A Napier caregiver has accused his former employer of doing nothing after a co-worker told his clients he was a "dirty homosexual".
Grant White began working for Health Care New Zealand in 2007, but resigned in April after the damage done to his client relationships became unbearable.
The 49-year-old, who is gay, said he always kept his private life quiet, but after being asked, told another staff member he was gay and in a happy relationship.
About six months later he discovered a female co-worker had been telling his clients about his sexuality and relationship, describing him as a "dirty homosexual".
White said some of his clients were mentally disabled and one had hit him in the stomach after finding out.
Another elderly man had started acting strangely and when asked what was wrong had said he had been told some disturbing things.
"You don't expect people to embrace everything, but this was particularly vicious."
White said he went to the district manager to complain, but nothing was done, so he left for another job.
His lawyer, Piers Hunt, said the two parties had attended mediation, but Health Care NZ had refused to settle with White and had declined a second round of mediation.
The matter would now be taken to the Employment Relations Authority, which would make a decision.
"In this instance there was a particular woman who was speaking badly about Grant and his sexuality and it put him in a situation where a particular client didn't want him.
"It was a continuous bad-mouthing by this particular person and this was reported by Grant with his immediate supervisor and he didn't do anything about it."
Health Care NZ communications and marketing manager Lauree Rickard said that the company would not answer questions regarding White's situation, citing confidentiality issues.
Victoria University School of Management associate professor Deborah Jones, who has researched sexuality and gender in the workplace, said there was still little known about the experiences of gay and lesbian employees in New Zealand.

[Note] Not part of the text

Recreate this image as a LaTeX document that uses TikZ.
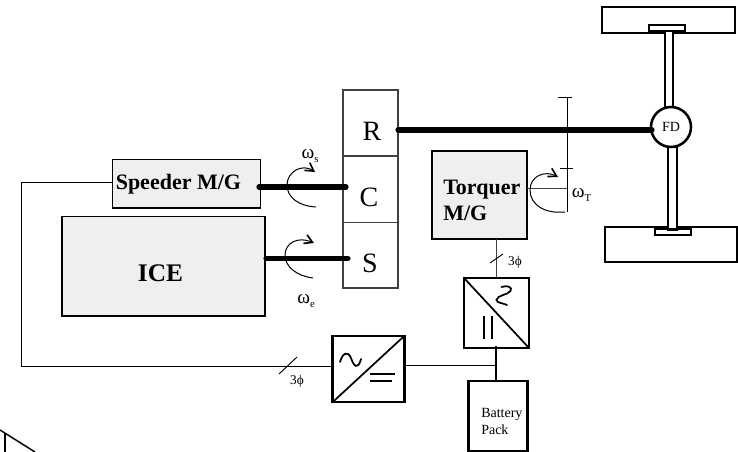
\documentclass[tikz,border=0pt]{standalone}
\usepackage{fontspec}
\setmainfont{Liberation Serif}
\usetikzlibrary{arrows.meta}
\definecolor{boxgray}{HTML}{EFEFEF}
\begin{document}
\begin{tikzpicture}[x=0.75pt,y=-0.75pt,
  sized/.style 2 args={minimum width=#1*0.75pt,minimum height=#2*0.75pt,inner sep=0pt,outer sep=0pt},
  graybox/.style={draw=black,fill=boxgray,line width=1pt},
  planet/.style={draw=black!75,line width=0.9pt},
  planet label/.style={font=\fontsize{21}{23}\selectfont,inner sep=0pt},
  heavy/.style={draw=black,line width=1.9pt},
  shaft/.style={line width=3.9pt,line cap=round},
  thin wire/.style={line width=0.7pt},
  bold label/.style={font=\fontsize{16.5}{19.5}\bfseries\selectfont,inner sep=0pt,align=left},
  small label/.style={font=\fontsize{10.5}{13}\selectfont,inner sep=0pt,align=left},
  omega/.style={font=\fontsize{14.5}{16}\selectfont,inner sep=0pt},
  spin/.style={line width=0.75pt,-{Straight Barb[length=6pt,width=7pt,line width=1.2pt]}}]
\useasboundingbox (0,0) rectangle (738,452);

% corner fragment
\coordinate (fragA) at (0,430);
\coordinate (fragB) at (35,452);
\coordinate (fragC) at (5,433);
\coordinate (fragD) at (5,452);
\draw[line width=1.1pt] (fragA) -- (fragB);
\draw[line width=0.9pt] (fragC) -- (fragD);

% wheels and axles
\node[heavy,fill=white,sized={133}{26}] (wheelT) at (668.5,20) {};
\node[heavy,fill=white,sized={132}{35}] (wheelB) at (671,244.5) {};
\node[heavy,fill=white,sized={36}{6}] (hubT) at (667,28) {};
\node[heavy,fill=white,sized={36}{6}] (hubB) at (673,232) {};
\node[heavy,fill=white,sized={8}{78}] (axleT) at (669,70) {};
\node[heavy,fill=white,sized={9}{83}] (axleB) at (672.5,188) {};

% planetary stack
\node[planet,sized={55}{66}] (R) at (370.5,123) {};
\node[planet,sized={55}{66.5}] (C) at (370.5,189.25) {};
\node[planet,sized={55}{65.5}] (S) at (370.5,255.25) {};
\node[planet label] (Rt) at (372,131) {R};
\node[planet label] (Ct) at (369,197) {C};
\node[planet label] (St) at (370,263) {S};

% machines
\node[graybox,sized={148}{48.5}] (speeder) at (186.5,183.75) {};
\node[bold label,anchor=west] (speederT) at (115.5,184) {Speeder M/G};
\node[graybox,sized={203}{99.5}] (ice) at (163.5,266.25) {};
\node[bold label,font=\fontsize{19}{21}\bfseries\selectfont] (iceT) at (160.5,273) {ICE};
\node[graybox,sized={95}{88}] (torquer) at (479.5,195) {};
\node[bold label,anchor=west] (torquerT) at (443,200) {Torquer\\M/G};

% final drive
\node[heavy,circle,fill=white,minimum size=40*0.75pt,inner sep=0pt,outer sep=0pt,font=\fontsize{10.5}{12}\selectfont] (FD) at (671,127) {FD};

% shafts
\coordinate (spS) at (259,187);
\coordinate (spE) at (346,187);
\coordinate (icS) at (266,258.7);
\coordinate (icE) at (348,258.7);
\coordinate (rS) at (398,130);
\coordinate (rE) at (652,130);
\draw[shaft] (spS) -- (spE);
\draw[shaft] (icS) -- (icE);
\draw[shaft] (rS) -- (rE);

% torque gear
\coordinate (gTop) at (567,98);
\coordinate (gBot) at (567,212);
\coordinate (tL1) at (558,98);  \coordinate (tR1) at (572,98);
\coordinate (tL2) at (560,169); \coordinate (tR2) at (573,169);
\coordinate (gMid) at (567,189);
\coordinate (tqOut) at (527,189);
\draw[line width=0.75pt] (gTop) -- (gBot) (tL1) -- (tR1) (tL2) -- (tR2);
\draw[line width=0.75pt,black!75] (tqOut) -- (gMid);

% rotation arrows
\coordinate (a1s) at (316,207);\coordinate (a1e) at (315,172);
\coordinate (a2s) at (313,278);\coordinate (a2e) at (314,243);
\coordinate (a3s) at (565,212);\coordinate (a3e) at (558,177);
\draw[spin] (a1s) .. controls (298,206) and (287,197) .. (287,185) .. controls (287,172) and (302,163) .. (a1e);
\draw[spin] (a2s) .. controls (297,276) and (285,267) .. (285,255) .. controls (285,243) and (298,236) .. (a2e);
\draw[spin] (a3s) .. controls (545,214) and (530,205) .. (530,190) .. controls (530,176) and (545,170) .. (a3e);

% omega labels
\node[omega] (ws) at (310,156) {ω\raisebox{-2.5pt}{\fontsize{8}{9}\selectfont s}};
\node[omega] (we) at (306,301) {ω\raisebox{-2.5pt}{\fontsize{8}{9}\selectfont e}};
\node[omega,anchor=west] (wt) at (571.5,195) {ω\raisebox{-2.5pt}{\fontsize{8}{9}\selectfont T}};

% converters
\node[heavy,sized={65}{70}] (invT) at (496.5,313) {};
\node[heavy,sized={71.5}{66}] (invL) at (368.5,369) {};
\node[heavy,sized={59}{70}] (batt) at (498.2,416) {};
\node[small label,anchor=west] (battT) at (481,421.5) {Battery\\Pack};
\draw[line width=1.3pt] (invT.north west) -- (invT.south east);
\draw[line width=1.3pt] (invL.south west) -- (invL.north east);

% converter symbols
\coordinate (sqA) at (501.5,287);
\coordinate (sqB) at (507,305);
\draw[line width=1.3pt,line cap=round] (sqA) .. controls (507,285) and (513,287) .. (510.5,291) .. controls (508,295) and (497,295) .. (496.5,300) .. controls (496.5,303) and (503,303) .. (sqB);
\coordinate (d1a) at (484,316);\coordinate (d1b) at (484,339);
\coordinate (d2a) at (492,316);\coordinate (d2b) at (492,339);
\draw[line width=1.3pt] (d1a) -- (d1b) (d2a) -- (d2b);
\coordinate (wvA) at (340,362);
\coordinate (wvB) at (361,359);
\draw[line width=1.3pt,line cap=round] (wvA) .. controls (343,352) and (348,351) .. (351,358) .. controls (354,367) and (358,370) .. (wvB);
\coordinate (e1a) at (370,374);\coordinate (e1b) at (395,374);
\coordinate (e2a) at (370,381);\coordinate (e2b) at (392,381);
\draw[line width=1.3pt] (e1a) -- (e1b) (e2a) -- (e2b);

% wiring
\coordinate (spW) at (112.5,182);
\coordinate (busA) at (21,182);
\coordinate (busB) at (21,366);
\coordinate (busC) at (332.7,366);
\draw[thin wire] (spW) -- (busA) -- (busB) -- (busC);
\coordinate (tqD) at (496,239);
\coordinate (tqE) at (496,278);
\draw[thin wire,black!75] (tqD) -- (tqE);
\coordinate (jT) at (495.5,346);
\coordinate (jB) at (495.5,381);
\coordinate (jM) at (495.5,365);
\coordinate (invLE) at (404,365);
\draw[line width=1.5pt] (jT) -- (jB);
\draw[thin wire] (invLE) -- (jM);

% 3-phase slashes
\coordinate (sl1a) at (490,263);\coordinate (sl1b) at (503,254);
\coordinate (sl2a) at (279,374);\coordinate (sl2b) at (297,357);
\draw[thin wire] (sl1a) -- (sl1b) (sl2a) -- (sl2b);
\node[font=\fontsize{10}{12}\selectfont,inner sep=0pt] (ph1) at (515,262) {3ϕ};
\node[font=\fontsize{10}{12}\selectfont,inner sep=0pt] (ph2) at (297,381) {3ϕ};
\end{tikzpicture}
\end{document}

The introduction of legislation in the 1980s and 1990s outlawing discrimination on the grounds of sexual orientation and changing social attitudes meant problems had diminished. But there was still likely to be some workers and employers who treated gay people unfairly, especially in smaller towns and small businesses.
A situation where clients of a company acted adversely to a person's sexual orientation were difficult, as it could not be classified as discrimination, she said.
"Your colleagues and managers have really got to have your back in that situation."